Development of COTSIM+NUBEAMNet One-Dimensional Predictive Simulation Capability for Scenario Optimization in NSTX-U
B. Leard, C. Clauser, H. Al Khawaldeh, T. Rafiq, E. Schuster
Division of Plasma Physics (DPP) Annual Meeting of the American Physical Society (APS)
Spokane, WA, USA, October 17-21, 2022
Plasma transport predictive models require a sufficiently small
computational effort to enable their use in model-based scenario-control
design. The Control Oriented Transport SIMulator (COTSIM), which captures
the control-relevant physics involved in a tokamak discharge, has been
developed to fulfill these computational-time constraints and to serve
the specific purpose of control design. In this work, the predictive
capabilities in COTSIM for NSTX-U scenarios have been significantly
improved. The dynamics of the plasma is modeled by the magnetic diffusion
equation, the heat transport equation for electrons and ions, and the
angular momentum equation. The current, torque, and heating depositions
by the neutral beam injectors are modeled using a neural network,
NUBEAMNet [1], which reproduces the results of NUBEAM in a fraction of
the computation time demanded by the original Monte Carlo code.
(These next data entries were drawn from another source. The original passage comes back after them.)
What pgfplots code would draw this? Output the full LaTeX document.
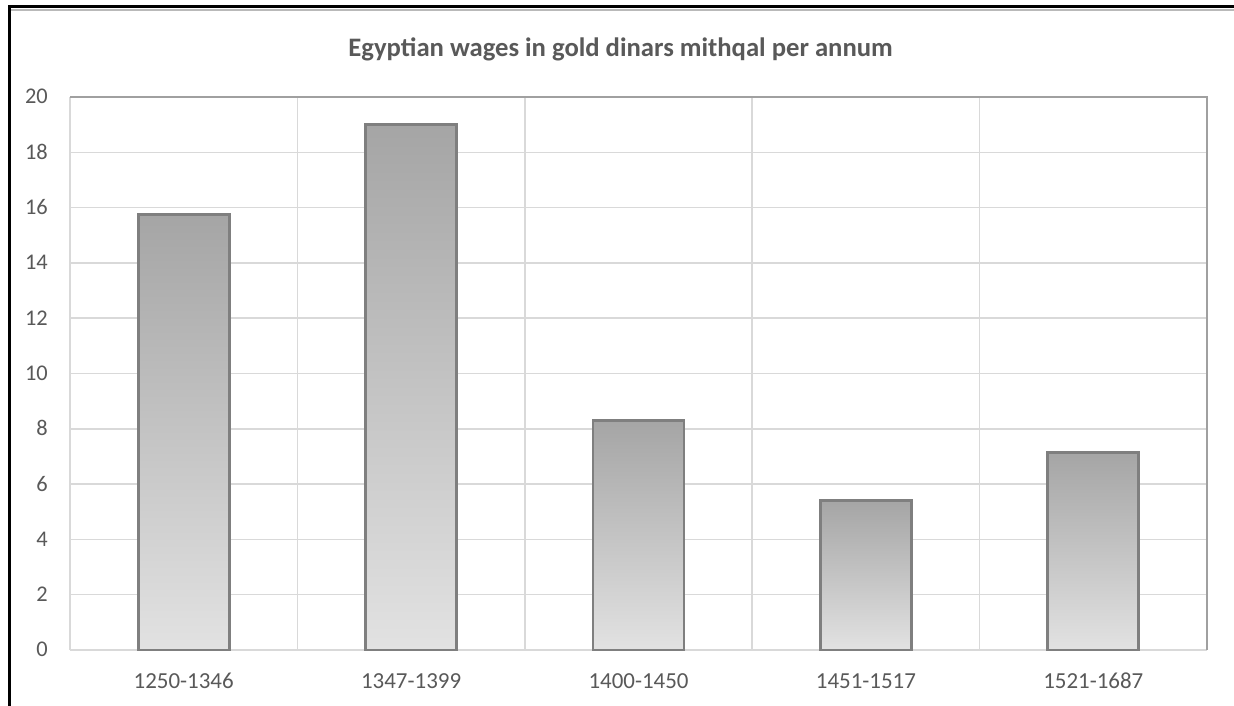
\documentclass[border=0pt]{standalone}
\usepackage{pgfplots}
\pgfplotsset{compat=1.18}
\usepackage{fontspec}
\setmainfont{Carlito}
\definecolor{txt}{HTML}{595959}
\definecolor{gridc}{HTML}{D9D9D9}
\definecolor{bord}{HTML}{A0A0A0}
\definecolor{barline}{HTML}{7F7F7F}
\definecolor{bartop}{HTML}{A5A5A5}
\definecolor{barbot}{HTML}{E2E2E2}
\pgfplotsset{mybar/.style={ybar, bar width=68.25pt, draw=barline, line width=2.2pt,
  top color=bartop, bottom color=barbot}}
\begin{document}
\begin{tikzpicture}
\useasboundingbox (0,0) rectangle (925.5pt,529.5pt);
\fill[white] (0,0) rectangle (925.5pt,529.5pt);
\begin{axis}[
  at={(52.5pt,42pt)}, anchor=south west,
  width=852.75pt, height=414.75pt, scale only axis,
  xmin=-0.5, xmax=4.5, ymin=0, ymax=20,
  ytick={0,2,...,20},
  xtick={0,1,2,3,4},
  xticklabels={1250-1346,1347-1399,1400-1450,1451-1517,1521-1687},
  minor xtick={-0.5,0.5,1.5,2.5,3.5,4.5},
  xminorgrids, ymajorgrids,
  major tick length=0pt, minor tick length=0pt,
  grid style={draw=gridc, line width=1.1pt},
  minor grid style={draw=gridc, line width=1.1pt},
  axis line style={draw=none},
  /pgf/number format/assume math mode=true,
  tick label style={text=txt},
  yticklabel style={font=\fontsize{16.8}{20}\selectfont, anchor=base east, inner sep=0pt, xshift=-16.5pt, yshift=-5.25pt},
  xticklabel style={font=\fontsize{17.2}{20}\selectfont, anchor=base, inner sep=0pt, yshift=-28.5pt},
  clip=false,
]
\addplot[mybar] coordinates {(0,15.75)};
\addplot[mybar] coordinates {(1,19.0)};
\addplot[mybar] coordinates {(2,8.3)};
\addplot[mybar] coordinates {(3,5.4)};
\addplot[mybar] coordinates {(4,7.15)};
\draw[bord, line width=1.2pt] (rel axis cs:0,1) -- (rel axis cs:1,1) -- (rel axis cs:1,0);
\end{axis}
\node[anchor=base, font=\bfseries\fontsize{20}{24}\selectfont, text=txt]
  at (465.4pt,487pt) {Egyptian wages in gold dinars mithqal per annum};
\draw[black, line width=2.25pt] (7.1pt,0pt) -- (7.1pt,524.25pt) -- (925.5pt,524.25pt);
\draw[gray!55, line width=1.5pt] (8.3pt,522pt) -- (925.5pt,522pt);
\end{tikzpicture}
\end{document}
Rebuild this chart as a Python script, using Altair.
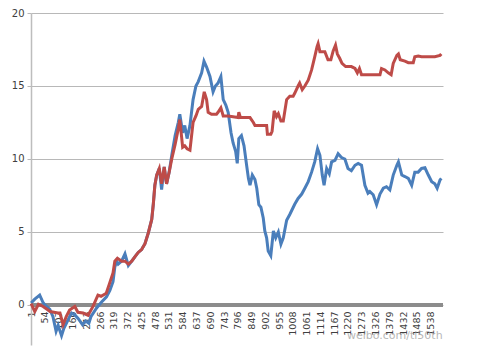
import altair as alt
import pandas as pd

blue_x = [1, 15, 34, 46, 54, 73, 85, 97, 105, 118, 127, 138, 149, 157, 170, 181, 199, 211, 223, 231,
          253, 272, 291, 304, 316, 323, 330, 336, 349, 362, 370, 375, 388, 400, 413, 426, 439, 452, 465, 471,
          477, 484, 494, 503, 513, 522, 532, 542, 555, 567, 573, 584, 592, 601, 612, 624, 635, 644, 657, 666,
          676, 689, 701, 710, 720, 731, 740, 750, 759, 770, 778, 788, 794, 800, 810, 820, 830, 837, 843, 852,
          862, 869, 877, 885, 894, 900, 907, 913, 923, 933, 942, 952, 962, 971, 984, 996, 1015, 1028, 1042, 1054,
          1067, 1080, 1092, 1103, 1112, 1121, 1128, 1138, 1148, 1157, 1170, 1182, 1195, 1208, 1220, 1233, 1247, 1259, 1272, 1285,
          1297, 1304, 1317, 1330, 1343, 1356, 1368, 1381, 1394, 1408, 1414, 1427, 1439, 1452, 1465, 1477, 1490, 1503, 1516, 1529,
          1542, 1554, 1563, 1574, 1579]
blue_y = [0.13, 0.4, 0.68, 0.2, 0.0, -0.3, -0.8, -1.8, -1.4, -2.1, -1.6, -1.2, -0.8, -0.55, -0.7, -0.9, -1.35, -1.1, -1.25, -0.8,
          -0.2, 0.2, 0.56, 1.0, 1.6, 2.6, 3.0, 2.8, 3.0, 3.5, 3.0, 2.7, 3.0, 3.3, 3.6, 3.8, 4.2, 4.95, 5.86, 6.9,
          8.2, 8.9, 9.35, 7.9, 9.46, 8.3, 9.1, 10.25, 11.6, 12.5, 13.06, 11.8, 12.3, 11.4, 12.3, 14.07, 15.0, 15.3, 15.9, 16.7,
          16.3, 15.65, 14.6, 15.0, 15.2, 15.65, 14.07, 13.7, 13.2, 11.8, 11.1, 10.5, 9.7, 11.4, 11.6, 10.9, 9.57, 8.67, 8.2, 8.9,
          8.6, 8.0, 6.87, 6.7, 5.96, 5.07, 4.6, 3.7, 3.38, 5.07, 4.6, 5.0, 4.17, 4.6, 5.8, 6.2, 6.9, 7.3, 7.6, 8.0,
          8.45, 9.1, 9.8, 10.7, 10.25, 8.9, 8.2, 9.35, 9.0, 9.8, 9.9, 10.36, 10.1, 10.0, 9.35, 9.2, 9.57, 9.7, 9.57, 8.2,
          7.66, 7.77, 7.55, 6.87, 7.6, 8.0, 8.1, 7.88, 8.9, 9.57, 9.8, 8.9, 8.8, 8.67, 8.2, 9.1, 9.1, 9.35, 9.4, 8.9,
          8.45, 8.3, 8.0, 8.56, 8.67]

red_x = [1, 15, 29, 47, 66, 74, 104, 112, 124, 136, 149, 169, 181, 201, 220, 239, 258, 270, 290, 303,
         316, 323, 333, 349, 362, 375, 388, 400, 413, 426, 439, 452, 465, 471, 477, 484, 494, 503, 513, 522,
         532, 542, 555, 567, 573, 584, 592, 601, 612, 624, 635, 644, 657, 667, 676, 682, 695, 714, 720, 731,
         740, 759, 797, 800, 806, 830, 843, 856, 862, 888, 907, 910, 923, 928, 936, 945, 952, 962, 971, 984,
         996, 1009, 1015, 1028, 1034, 1044, 1054, 1067, 1080, 1092, 1101, 1105, 1112, 1131, 1143, 1154, 1163, 1172, 1179, 1188,
         1197, 1211, 1233, 1247, 1256, 1264, 1272, 1285, 1343, 1349, 1362, 1375, 1386, 1394, 1408, 1414, 1421, 1439, 1452, 1471,
         1477, 1490, 1503, 1529, 1554, 1574, 1579]
red_y = [0.1, -0.45, 0.05, -0.1, -0.34, -0.45, -0.55, -0.55, -1.35, -0.8, -0.34, -0.1, -0.5, -0.55, -0.7, -0.1, 0.68, 0.6, 0.8, 1.5,
         2.2, 3.0, 3.2, 3.0, 3.0, 2.8, 3.0, 3.3, 3.6, 3.8, 4.2, 4.95, 5.86, 6.9, 8.2, 8.9, 9.35, 8.3, 9.46, 8.3,
         9.1, 10.0, 11.0, 12.05, 12.7, 10.8, 10.9, 10.7, 10.6, 12.5, 12.95, 13.4, 13.6, 14.6, 14.07, 13.2, 13.06, 13.06, 13.2, 13.5,
         12.95, 12.95, 12.84, 13.2, 12.84, 12.84, 12.84, 12.5, 12.3, 12.3, 12.3, 11.7, 11.7, 11.9, 13.3, 12.9, 13.1, 12.6, 12.6, 14.07,
         14.3, 14.3, 14.5, 15.0, 15.2, 14.75, 15.0, 15.4, 16.1, 17.0, 17.7, 17.9, 17.35, 17.35, 16.8, 16.8, 17.4, 17.8, 17.2, 16.9,
         16.55, 16.33, 16.33, 16.2, 15.9, 16.2, 15.77, 15.77, 15.77, 16.2, 16.1, 15.9, 15.77, 16.55, 17.1, 17.2, 16.8, 16.7, 16.6, 16.6,
         17.0, 17.05, 17.0, 17.0, 17.0, 17.1, 17.2]

x_ticks = [1, 54, 107, 160, 213, 266, 319, 372, 425, 478, 531, 584, 637, 690, 743, 796, 849, 902, 955,
           1008, 1061, 1114, 1167, 1220, 1273, 1326, 1379, 1432, 1485, 1538]
y_ticks = [0, 5, 10, 15, 20]
series = ["A", "B"]
colors = ["#4a7ebb", "#be4b48"]
watermark = ["weibo.com/tl50th"]

df = pd.DataFrame({
    "x": blue_x + red_x,
    "y": blue_y + red_y,
    "s": [series[0]] * len(blue_x) + [series[1]] * len(red_x),
})

xscale = alt.Scale(domain=[0.5, 1585.5], nice=False, zero=False)
yscale = alt.Scale(domain=[-2.74, 20], nice=False, zero=False)

font = "DejaVu Sans"

x_axis = alt.Axis(values=x_ticks, title=None, grid=False, domain=False, ticks=False, format="d",
                  labelAngle=-90, labelFont=font, labelFontSize=9.5, labelColor="#404040",
                  labelPadding=6, offset=-40, labelOverlap=False, labelFlush=False, labelBound=False)
y_axis = alt.Axis(values=y_ticks, title=None, grid=True, gridColor="#b8b8b8", gridWidth=1,
                  domainColor="#bdbdbd", domainWidth=1.5, tickColor="#b8b8b8", tickSize=4,
                  labelFont=font, labelFontSize=10, labelColor="#404040", labelPadding=3)

zero = alt.Chart(pd.DataFrame({"x": [1], "y": [0]})).mark_rule(color="#8c8c8c", strokeWidth=4).encode(
    y=alt.Y("y:Q", scale=yscale, axis=y_axis),
)

lines = alt.Chart(df).mark_line(strokeWidth=3, interpolate="linear").encode(
    x=alt.X("x:Q", scale=xscale, axis=x_axis),
    y=alt.Y("y:Q", scale=yscale, axis=y_axis),
    color=alt.Color("s:N", scale=alt.Scale(domain=series, range=colors), legend=None),
    order=alt.Order("x:Q"),
)

wm = alt.Chart(pd.DataFrame({"t": watermark, "x": [1400], "y": [-2.1]})).mark_text(
    color="#9a9a9a", opacity=0.7, fontSize=11, font=font
).encode(x=alt.X("x:Q", scale=xscale, axis=x_axis), y=alt.Y("y:Q", scale=yscale, axis=y_axis), text="t:N")

chart = alt.layer(zero, lines, wm).properties(
    width=412, height=332,
    autosize=alt.AutoSizeParams(type="none"),
    padding={"left": 23, "top": 5, "right": 27, "bottom": 2},
    background="white",
).configure_view(stroke=None)

chart.save("out.html", embed_options={"renderer": "svg", "actions": False})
Semi-empirical
transport models, Coppi-Tang and Bohm/gyro-Bohm, and fixed boundary
equilibrium solvers are also integrated with the transport equations.
Predictions by this fast-simulation capability are validated against
those by TRANSP. This new version of COTSIM for NSTX-U will enable a
myriad of plasma-control applications, including model-based scenario
optimization.
[1] M.D. Boyer et al 2019 Nucl. Fusion 59 056008.
*Supported by the US DOE under DE-SC0021385.